Constructing highly efficient and cost-effective catalysts for neutral oxygen reduction reaction (ORR) remains extremely challenging due to the sluggish reaction kinetics resulting from the low ionic conductivity and limited OH− concentration in the neutral electrolytes. Herein, we intentionally integrate the atomic Fe-N4 sites and Fe nanoclusters on N-doped multimodally porous carbon (FeSA+NC@NMPC) to achieve coherent optimization of rapid oxygen-containing intermediate conversions and fast water dissociation to provide abundant protons for boosting neutral ORR performance.
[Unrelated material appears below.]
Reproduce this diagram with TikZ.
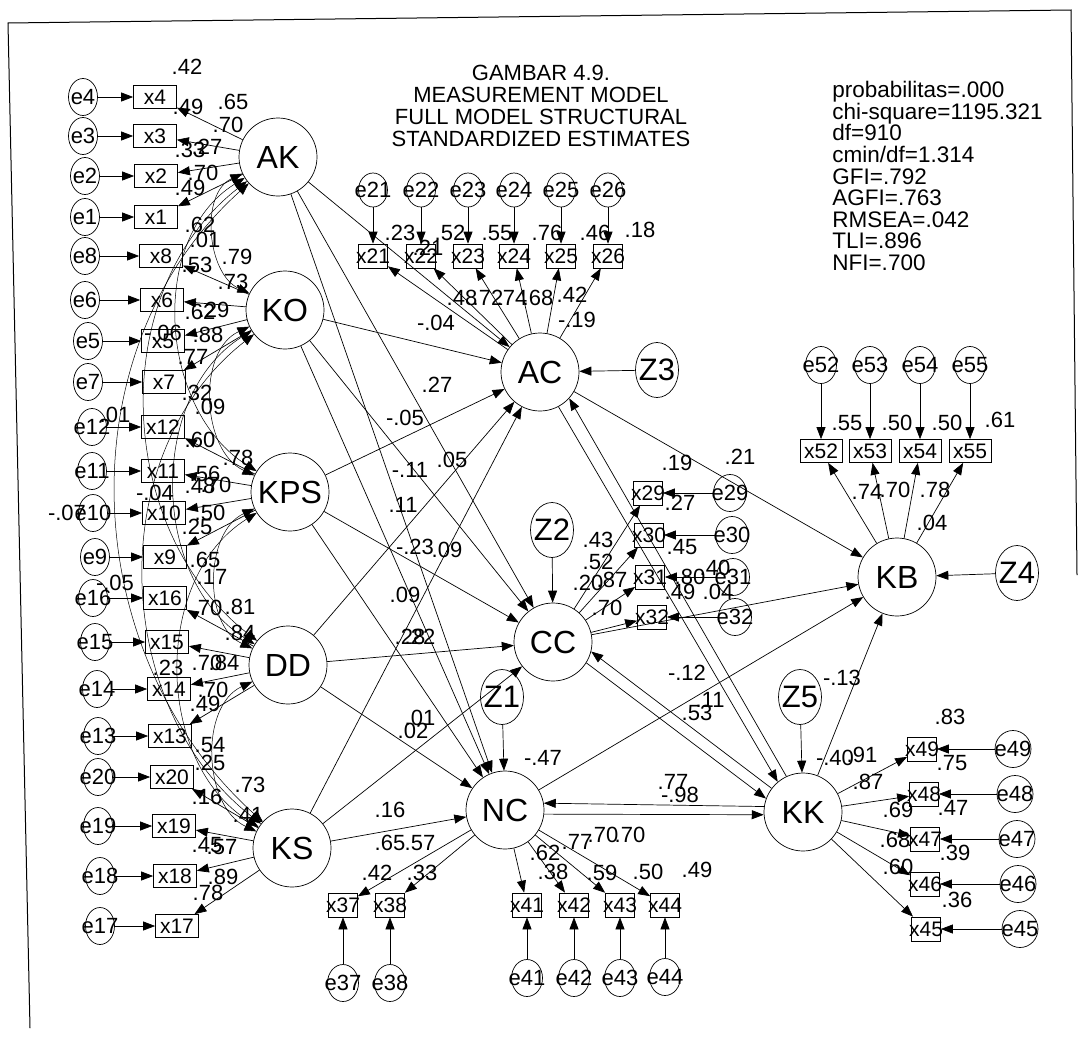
\documentclass[tikz,border=0pt]{standalone}
\usepackage{fontspec}
\setmainfont{Liberation Sans}
\usetikzlibrary{arrows.meta,shapes.geometric}
\newcommand{\ctr}[1]{\makebox[0pt]{#1}}
\newcommand{\fs}[1]{\fontsize{#1}{#1}\selectfont}

\begin{document}
\begin{tikzpicture}[x=1pt,y=1pt,line width=0.7pt,
    lat/.style={circle,draw,minimum size=78pt,inner sep=0pt,font=\fs{32}},
    dist/.style={ellipse,draw,minimum width=43pt,minimum height=55pt,inner sep=0pt,font=\fs{31}},
    obs/.style={rectangle,draw,minimum width=43pt,minimum height=23pt,inner sep=0pt,font=\fs{21}},
    sobs/.style={rectangle,draw,minimum width=29pt,minimum height=24pt,inner sep=0pt,font=\fs{21}},
    err/.style={ellipse,draw,minimum width=29pt,minimum height=37pt,inner sep=0pt,font=\fs{22}},
    pth/.style={-{Triangle[length=12pt,width=9pt]}},
    cov/.style={{Triangle[length=12pt,width=9pt]}-{Triangle[length=12pt,width=9pt]},line width=0.5pt},
    est/.style={inner sep=0pt,font=\fs{22}}]
    \useasboundingbox (0,0) rectangle (1081,-1036);
    % Frame
    \draw[line width=1pt] (30,-1028) -- (8,-23) -- (1071,-10) -- (1077,-575);
    \node[align=center,font=\fs{22},inner sep=0pt] (title) at (541,-106)
        {GAMBAR 4.9.\\MEASUREMENT MODEL\\FULL MODEL STRUCTURAL\\STANDARDIZED ESTIMATES};
    \node[align=left,font=\fontsize{22.5}{21.6}\selectfont,anchor=north west,inner sep=0pt] (fit) at (832,-81)
        {probabilitas=.000\\chi-square=1195.321\\df=910\\cmin/df=1.314\\GFI=.792\\AGFI=.763\\RMSEA=.042\\TLI=.896\\NFI=.700};
    % Latent variables
    \node[lat] (AK) at (278,-157) {AK};
    \node[lat] (KO) at (285,-310) {KO};
    \node[lat] (KPS) at (290,-492) {KPS};
    \node[lat] (DD) at (288,-665) {DD};
    \node[lat] (KS) at (292,-848) {KS};
    \node[lat] (AC) at (540,-372) {AC};
    \node[lat] (CC) at (553,-642) {CC};
    \node[lat] (NC) at (505,-810) {NC};
    \node[lat] (KB) at (897,-577) {KB};
    \node[lat] (KK) at (803,-812) {KK};
    \node[dist] (Z3) at (657,-370) {\ctr{Z3}};
    \node[dist] (Z2) at (552,-530) {\ctr{Z2}};
    \node[dist] (Z1) at (502,-697) {\ctr{Z1}};
    \node[dist] (Z4) at (1017,-573) {\ctr{Z4}};
    \node[dist] (Z5) at (800,-697) {\ctr{Z5}};
    % Indicators, left
    \foreach \n/\ex/\xx/\y in {4/83/155/97, 3/83/155/136, 2/85/156/176, 1/85/156/217,
        8/85/161/256, 6/85/162/300, 5/88/163/341, 7/88/164/382,
        12/92/163/427, 11/92/163/471, 10/93/164/513, 9/95/165/557,
        16/93/165/598, 15/95/167/642, 14/97/169/689, 13/98/170/736,
        20/98/172/777, 19/98/174/826, 18/100/175/876, 17/100/177/926}{
        \node[err] (e\n) at (\ex,-\y) {\ctr{e\n}};
        \node[obs] (x\n) at (\xx,-\y) {x\n};
        \draw[pth] (e\n) -- (x\n);
    }
    \foreach \n in {4,3,2,1} \draw[pth] (AK) -- (x\n);
    \foreach \n in {8,6,5,7} \draw[pth] (KO) -- (x\n);
    \foreach \n in {12,11,10,9} \draw[pth] (KPS) -- (x\n);
    \foreach \n in {16,15,14,13} \draw[pth] (DD) -- (x\n);
    \foreach \n in {20,19,18,17} \draw[pth] (KS) -- (x\n);
    % Indicators of AC
    \foreach \n/\xx in {21/373, 22/421, 23/468, 24/514, 25/561, 26/608}{
        \node[err,minimum height=34pt] (e\n) at (\xx,-190) {\ctr{e\n}};
        \node[sobs] (x\n) at (\xx,-256) {\ctr{x\n}};
        \draw[pth] (e\n) -- (x\n);
        \draw[pth] (AC) -- (x\n);
    }
    % Indicators of CC
    \foreach \n/\xx/\ex/\y in {29/648/730/493, 30/649/732/535, 31/650/733/577, 32/652/735/617}{
        \node[sobs] (x\n) at (\xx,-\y) {\ctr{x\n}};
        \node[err,minimum width=33pt] (e\n) at (\ex,-\y) {\ctr{e\n}};
        \draw[pth] (e\n) -- (x\n);
        \draw[pth] (CC) -- (x\n);
    }
    % Indicators of KB
    \foreach \n/\xx in {52/821, 53/870, 54/920, 55/970}{
        \node[err,minimum width=31pt] (e\n) at (\xx,-365) {\ctr{e\n}};
        \node[obs,minimum width=42pt] (x\n) at (\xx,-451) {x\n};
        \draw[pth] (e\n) -- (x\n);
        \draw[pth] (KB) -- (x\n);
    }
    % Indicators of KK
    \foreach \n/\xx/\ex/\y in {49/922/1013/749, 48/924/1015/794, 47/925/1017/839, 46/925/1018/884, 45/926/1020/929}{
        \node[sobs] (x\n) at (\xx,-\y) {\ctr{x\n}};
        \node[err,minimum width=36pt] (e\n) at (\ex,-\y) {\ctr{e\n}};
        \draw[pth] (e\n) -- (x\n);
        \draw[pth] (KK) -- (x\n);
    }
    % Indicators of NC
    \foreach \n/\xx/\ey in {37/343/983, 38/390/983, 41/527/978, 42/574/978, 43/620/978, 44/665/977}{
        \node[sobs] (x\n) at (\xx,-905) {\ctr{x\n}};
        \node[err,minimum width=31pt] (e\n) at (\xx,-\ey) {\ctr{e\n}};
        \draw[pth] (e\n) -- (x\n);
        \draw[pth] (NC) -- (x\n);
    }
    % Structural paths
    \foreach \s in {AK,KO,KPS,DD,KS}{
        \foreach \t in {AC,CC,NC} \draw[pth] (\s) -- (\t);
    }
    \draw[pth] (Z3) -- (AC);
    \draw[pth] (Z2) -- (CC);
    \draw[pth] (Z1) -- (NC);
    \draw[pth] (Z4) -- (KB);
    \draw[pth] (Z5) -- (KK);
    \foreach \s in {AC,CC,NC,KK} \draw[pth] (\s) -- (KB);
    \draw[pth] (AC.-62) -- (KK.130);
    \draw[pth] (KK.115) -- (AC.-42);
    \draw[pth] (CC.-32) -- (KK.160);
    \draw[pth] (KK.143) -- (CC.-14);
    \draw[pth] (NC.-6) -- (KK.184);
    \draw[pth] (KK.172) -- (NC.10);
    % Covariances
    \draw[cov] (AK) to[out=205,in=155] (KO);
    \draw[cov] (KO) to[out=205,in=155] (KPS);
    \draw[cov] (KPS) to[out=205,in=155] (DD);
    \draw[cov] (DD) to[out=205,in=155] (KS);
    \draw[cov] (AK) to[out=212,in=148] (KPS);
    \draw[cov] (KO) to[out=212,in=148] (DD);
    \draw[cov] (KPS) to[out=212,in=148] (KS);
    \draw[cov] (AK) to[out=218,in=142] (DD);
    \draw[cov] (KO) to[out=218,in=142] (KS);
    \draw[cov] (AK) to[out=222,in=138] (KS);
    % Estimates
    \foreach \x/\y/\lb [count=\i] in {187/67/.42, 188/107/.49, 233/102/.65, 228/125/.70, 190/150/.33,
        207/147/.27, 203/173/.70, 190/188/.49, 200/225/.62, 205/240/.01, 237/257/.79, 197/265/.53,
        233/282/.73, 200/312/.62, 214/310/.29, 163/333/-.06, 208/335/.88, 193/357/.77, 197/393/.32,
        210/407/.09, 115/415/.01, 200/440/.60, 238/458/.78, 205/474/.56, 200/486/.48, 216/485/.70,
        155/493/-.04, 67/513/-.07, 210/513/.50, 197/527/.25, 205/560/.65, 212/577/.17, 115/583/-.05,
        207/608/.70, 240/607/.81, 240/633/.84, 207/663/.70, 224/663/.84, 168/668/.23, 213/690/.70,
        205/704/.49, 210/745/.54, 210/763/.25, 250/785/.73, 207/797/.16, 248/815/.41, 207/845/.45,
        222/847/.57, 223/877/.89, 208/893/.78}
        \node[est] (l\i) at (\x,-\y) {\lb};
    \foreach \x/\y/\lb [count=\i] in {400/233/.23, 450/233/.52, 497/233/.55, 547/233/.76, 595/233/.46,
        640/230/.18, 428/248/.21, 462/298/.48, 488/298/.72, 512/298/.74, 538/298/.68, 572/295/.42,
        436/323/-.04, 577/320/-.19, 437/385/.27, 405/418/-.05, 410/470/-.11, 452/460/.05,
        403/505/.11, 415/547/-.23, 447/550/.09, 405/595/.09, 410/637/.28, 420/637/.22,
        420/718/.01, 413/731/.02, 390/810/.16, 543/758/-.47, 687/673/-.12, 710/700/.11,
        697/713/.53, 673/782/.77, 680/795/-.98, 842/678/-.13}
        \node[est] (m\i) at (\x,-\y) {\lb};
    \foreach \x/\y/\lb [count=\i] in {598/540/.43, 598/562/.52, 588/583/.20, 612/580/.87, 607/608/.70,
        677/463/.19, 740/457/.21, 680/503/.27, 682/547/.45, 715/568/.40, 690/577/.80, 680/592/.49,
        718/592/.04, 390/843/.65, 420/843/.57, 377/873/.42, 422/873/.33, 545/853/.62, 577/842/.77,
        603/835/.70, 630/835/.70, 553/872/.38, 602/873/.59, 648/872/.50, 697/870/.49,
        847/423/.55, 897/423/.50, 947/423/.50, 1000/420/.61, 867/492/.74, 895/490/.70, 935/490/.78,
        932/523/.04, 835/758/-.40, 862/755/.91, 868/782/.87, 898/810/.69, 895/840/.68, 898/867/.60,
        950/717/.83, 952/763/.75, 953/808/.47, 955/853/.39, 957/900/.36}
        \node[est] (r\i) at (\x,-\y) {\lb};
\end{tikzpicture}
\end{document}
As expected, the FeSA+NC@NMPC exhibits an excellent half-wave potential of 0.76 V in 0.1 M phosphate buffer solutions, outperforming that of commercial Pt/C (0.73 V). Theoretical calculations reveal the synergistic effect between atomic Fe-N4 sites and Fe nanoclusters, in which the former possess stable O2 adsorption and rapid intermediate conversion, while the latter facilitates fast water dissociation to supply protons for accelerating the proton-coupled electron transfer process. Moreover, the FeSA+NC@NMPC-based neutral zinc-air batteries afford a high open-circuit potential of 1.42 V and outstanding cycling stability at 5 mA cm−2 for 100 h. This work utilizes the advantages of both single sites and clusters of Fe to provide an in-depth understanding of the neutral ORR mechanism and advances the development of related energy storage and conversion technologies.